Il y a évidemment des différences entre les auteurs et entre les œuvres. Ces différences qualitatives sont l’objet de débats et il est sain de les mener. Mais cela ne peut pas entrer en ligne de compte lorsqu’il s’agit de veiller à assurer des conditions de pratique décentes pour tous. Celles et ceux qui se situent à la base de la chaîne du livre ne peuvent pas en être le maillon faible.

Commentaires

  1. Bonjour Gérald,
    Merci pour votre habile article dans Le Devoir sur l’Uneq et la mémorable assemblée – j’ai dû abandonner autour de 22 h 20, avant le premier vote, l’électricité manquant après un coup de tonnerre dans le ciel de Sutton, au moment même où le mot « error » est apparu sur mon écran ! Synchronicité. Je suis restée debout bras ballants, puis je suis allée me coucher. Je suis d’accord avec votre vision de l’affaire et j’ai hâte de voir qui aura le courage et l’audace de s’avancer pour reprendre le gouvernail.
    Il y a un élément qui ne fut jamais amené dans les discussions ou les textes : en général (depuis la nuit des temps), les auteurs reçoivent un petit 10%… y prendre 2,5% ramène la paye à 7,5%, c’est bien triste. Nulle part, il a été question de tenter de négocier le célèbre 10%, de le bonifier … 11%, 11,5%. Aussi, il fallait parler d’un plafond pour les auteurs qui vendent de nombreux exemplaires… enfin. Je me sens bien impuissante.
    Chaleureuses salutations
    Votre site Internet est vraiment beau.
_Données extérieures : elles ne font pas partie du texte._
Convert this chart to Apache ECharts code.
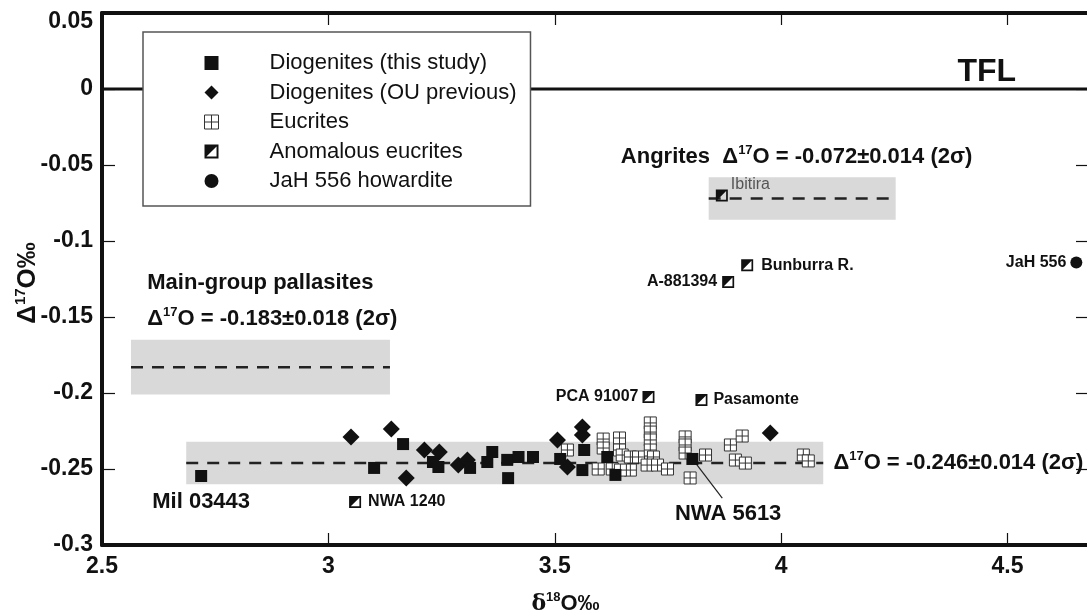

  2. Merci Diane pour votre commentaire posé. Ça fait du bien.
    J’entends bien dans vos mots qu’une nouvelle direction doit poursuivre le travail, mais, surtout, que nous devons discuter sereinement entre nous pour construire le consensus. C’est ce qui a manqué avant de demander aux membres de voter et qui devra maintenant être fait. Il n’est pas trop tard.
    Je suis d’accord aussi que la société québécoise a les moyens de donner à ses auteurs plus que 10% sur les ventes. En effet, par l’entremise des éditeurs, une demande d’augmenter le pourcentage de nos droits touche plus large.
    En passant, il y a une erreur de calcul dans votre message et ce genre d’erreur fait paraître la cotisation proposée plus importante qu’elle l’est en réalité. Vous dites qu’en payant une cotisation de 2,5% on ramènerait nos droits de 10% à 7,5%. Ce n’est pas exact. Prenons un exemple. Disons que sur des ventes de 50000$, vous touchez 10%, c’est-à-dire 5000$. C’est sur ce montant de 5000$ que vous payez une cotisation, donc 125$. La cotisation réduit le taux à 9,75% et non à 7,5%, ce qui est très différent. L’erreur est peut-être courante. Il sera important de s’assurer qu’il est bien clair pour tous que la cotisation de 2,5% est prélevée sur le montant des droits et non sur le montant des ventes.
    Merci encore de vous être manifestée ici et au plaisir!